Eataly eyes US expansion with Los Angeles debut

Interview with Dino Borri, general manager Eataly USA: Italian producers are much more prepared to export now than they were when Eataly opened its first NY store eight years ago
Eataly eyes US expansion with Los Angeles debut

Eataly, the upscale Italian food retailer and eatery that has brought lesser known regional specialties from Italy to tables worldwide, is preparing to open its first store on the West Coast of the United States in the autumn, as it further expands its presence in one of the world’s most important markets for Italian food. Eight years since debuting on the East Coast, where it now operates two stores in New York as well as one in Chicago and one in Boston, Eataly is looking to its debut in Los Angeles as an important milestone in its expansion in North America, a market that has learned to appreciate Italy’s biodiversity and unique specialties. Eataly, which plans openings also in Las Vegas and Toronto and hires around 2,300 people in the country, eyes US revenues over 200 million dollars in 2017. The US accounts for around half of global sales but could become the No.1 market for Eataly once the stores in California will be up and running.
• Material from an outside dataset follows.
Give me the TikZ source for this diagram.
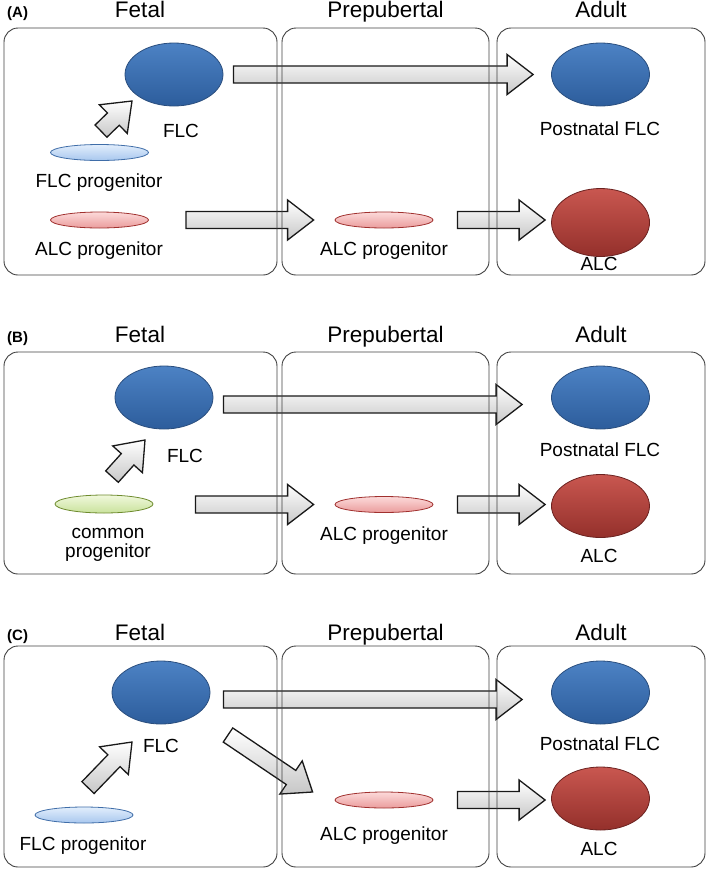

California is the Mediterranean of the United States, it’s a ‘green’ state and it has a high concentration of quality food, Dino Borri, general manager Eataly USA told

Eataly Boston

What is your approach to the Los Angeles market?
The state of California is a large food producer, it has mild weather throughout the year and requires a different approach than the East Coast. We are traveling out there quite often as a team and we are meeting as many people as possible to perfect our research of a market that is completely new to us.
How will the LA store be?
It will be on three levels. That’s all I am allowed to say at the moment in terms of what is inside! But I promise you, there will be many different offerings, and of course, our iconic products and restaurants too.
Will you offer both local and imported products?
We will have a large selection of Italian products but, as we always do, we will also have a selected offer of local products. We are enjoying very much discovering the variety of food in California. For example, we will continue to import pasta from Italy but we will also have some local products from a few small pasta makers that we have already selected. If we find something good, different, clean, and sustainable we think it’s right to sell it. There’s so much good food in the world waiting to be sold that we shouldn’t be afraid of competition. Italy’s biodiversity and its unique products are its strength. As I like to say, you can make an Italian store without foreign products but you cannot do the opposite.
How has the offer of Italian food changed in the US?
Since our first participation in a Fancy Food Show 10 years ago, we have seen an important evolution. America has become much more Italian and it has become much easier to find producers and quality products. We opened the market to new producers who were afraid of coming here. During these years, we have seen producers becoming better organized and understanding how to export and communicate. We have seen the Italian pavilion becoming the largest at the Fancy Food Shows. It’s not the quality of the product, which was always there, to have changed but how Italian companies work together as a system.
Spanish chef Jose Andres will soon open a new food hall in New York. How do you see the revival of food halls taking place in the US?
There is a return of food halls. Eataly has become a concept. We hear about the ‘French Eataly’, the ‘Spanish Eataly’. Food halls were so old and depressing and they are trying to modernize them, following our example, especially in dining. Quick service and casual restaurants have become very popular.
How has your performance been in the US market?
Having two stores in New York has given us tremendous satisfaction. Downtown NY is growing and can grow further. Boston has been a success beyond our expectations. It’s an international city and culturally more prepared to new food experiences. We are very satisfied with Chicago, but it is less cosmopolite than New York and Boston and it requires more storytelling, education of the consumer. We have become a destination for local shoppers and this means we have succeeded in our bet. But we are a drop in the large US market and we always try to come up with new ideas.